In July, as Ramadan (the time when the majority of Muslims fast from sunrise to sunset) approached, the Health Information Project (me!) and Bengali Outreach workers Sultana and Yeasmin were discussing the health implications of going over twelve hours without a crumb of food and more importantly, a drop of water.
We decided to get together with Meena Malek, who runs the wonderful Bengali ladies social club on a Wednesday afternoon at Church Street Library, and put on a Pre-Ramadan Health Information event.
The ladies from the social club and many others from the local Bengali community took the opportunity to hear basic fasting facts and to ask important questions regarding the health implications, which were answered with no-nonsense advice by five NHS dieticians from the Kickstart teams (early years nutrition programmes for under fives and under fourteens, working with families).
We were also lucky enough to have the Black and Ethnic Minorities Juvenile Diabetes Champion, Aderonke Jomo Coco, who campaigns tirelessly for more education around preventing Type 2 diabetes in young people.

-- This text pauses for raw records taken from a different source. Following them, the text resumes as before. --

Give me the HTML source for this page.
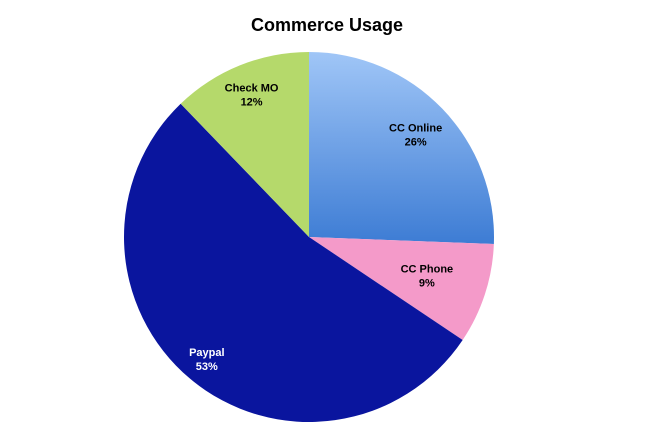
<!DOCTYPE html>
<html><head><meta charset="utf-8"><style>
body{margin:0;background:#fff;}
svg{display:block;font-family:"Liberation Sans",sans-serif;}
</style></head><body>
<svg id="chart" width="655" height="432" viewBox="0 0 655 432">
<defs>
<linearGradient id="gOnline" x1="0" y1="0" x2="0" y2="1">
<stop offset="0" stop-color="#a0c6f7"/><stop offset="1" stop-color="#3d7cd4"/>
</linearGradient>
</defs>
<text x="327" y="31" text-anchor="middle" font-size="18" font-weight="bold" fill="#000">Commerce Usage</text>
<g id="slices"></g>
<g id="labels"></g>
</svg>
<script>
const categories = ["CC Online", "CC Phone", "Paypal", "Check MO"];
const values = [25.6, 8.8, 53.4, 12.2];
const colors = ["url(#gOnline)", "#f49ac9", "#0a159e", "#b5d96b"];
const labelRadius = [0.8, 0.67, 0.86, 0.83];
const cx = 309, cy = 237, R = 185;
const ns = "http://www.w3.org/2000/svg";
const total = values.reduce((a,b)=>a+b,0);
const sg = document.getElementById('slices');
const lg = document.getElementById('labels');
function pt(a, r){ return [cx + r*Math.sin(a), cy - r*Math.cos(a)]; }
let acc = 0;
values.forEach((v,i)=>{
  const a0 = acc/total*2*Math.PI, a1 = (acc+v)/total*2*Math.PI;
  acc += v;
  const p0 = pt(a0,R), p1 = pt(a1,R);
  const large = (a1-a0) > Math.PI ? 1 : 0;
  const path = document.createElementNS(ns,'path');
  path.setAttribute('d', `M${cx},${cy} L${p0[0]},${p0[1]} A${R},${R} 0 ${large} 1 ${p1[0]},${p1[1]} Z`);
  path.setAttribute('fill', colors[i]);
  
  
  sg.appendChild(path);
  const am = (a0+a1)/2;
  const lp = pt(am, R*labelRadius[i]);
  const t = document.createElementNS(ns,'text');
  t.setAttribute('x', lp[0]); t.setAttribute('y', lp[1]-3);
  t.setAttribute('text-anchor','middle'); t.setAttribute('font-size','11');
  t.setAttribute('font-weight','bold');
  t.setAttribute('fill', i===2 ? '#ffffff' : '#000000');
  
  
  const s1 = document.createElementNS(ns,'tspan');
  s1.setAttribute('x', lp[0]); s1.textContent = categories[i];
  const s2 = document.createElementNS(ns,'tspan');
  s2.setAttribute('x', lp[0]); s2.setAttribute('dy','14');
  s2.textContent = Math.round(v/total*100) + '%';
  t.appendChild(s1); t.appendChild(s2);
  lg.appendChild(t);
});
</script>
</body></html>
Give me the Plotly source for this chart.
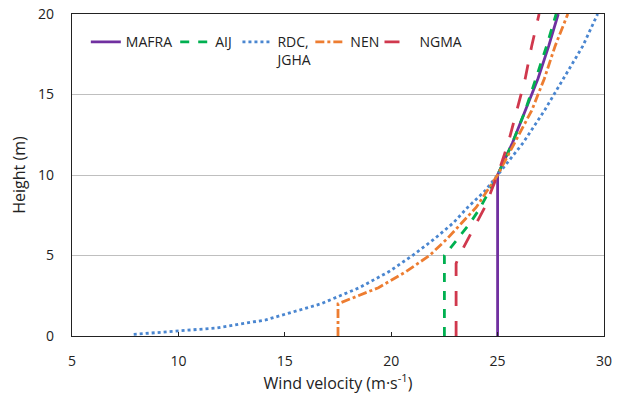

There was a good turnout and a family atmosphere and everyone enjoyed the tasty samosa snacks as well as the opportunity to ask the experts lots of questions. Sheila from the Munro Alternative Therapists’ Co-operative gave wonderful hand massages which were a real treat.
The end of Ramadan is celebrated with a party, an Eid party; so Yeasmin and Sultana got together with Tareq from the Bengali Carers’ Network to organise a brilliant party which took place at the Beethoven Centre in Queen’s Park last week.
After another health event elsewhere, I raced over to the Centre where more than 60 adults and around 40 children were having a great time. There were book and bric a brac stalls, wonderful food, children’s activities directed by librarian Lucy from Queen’s Park Library, dancing, a raffle that flowed on and on with a stream of prizes. Wearing my healthy hat, I tried not to wince at the amount of chocolate vanishing into eager hands then mouths, washed down with dayglo fizzy drinks – well, it was a special occasion!
All in all everyone enjoyed themselves and I am really pleased that Westminster Libraries played its part in bringing about these community events.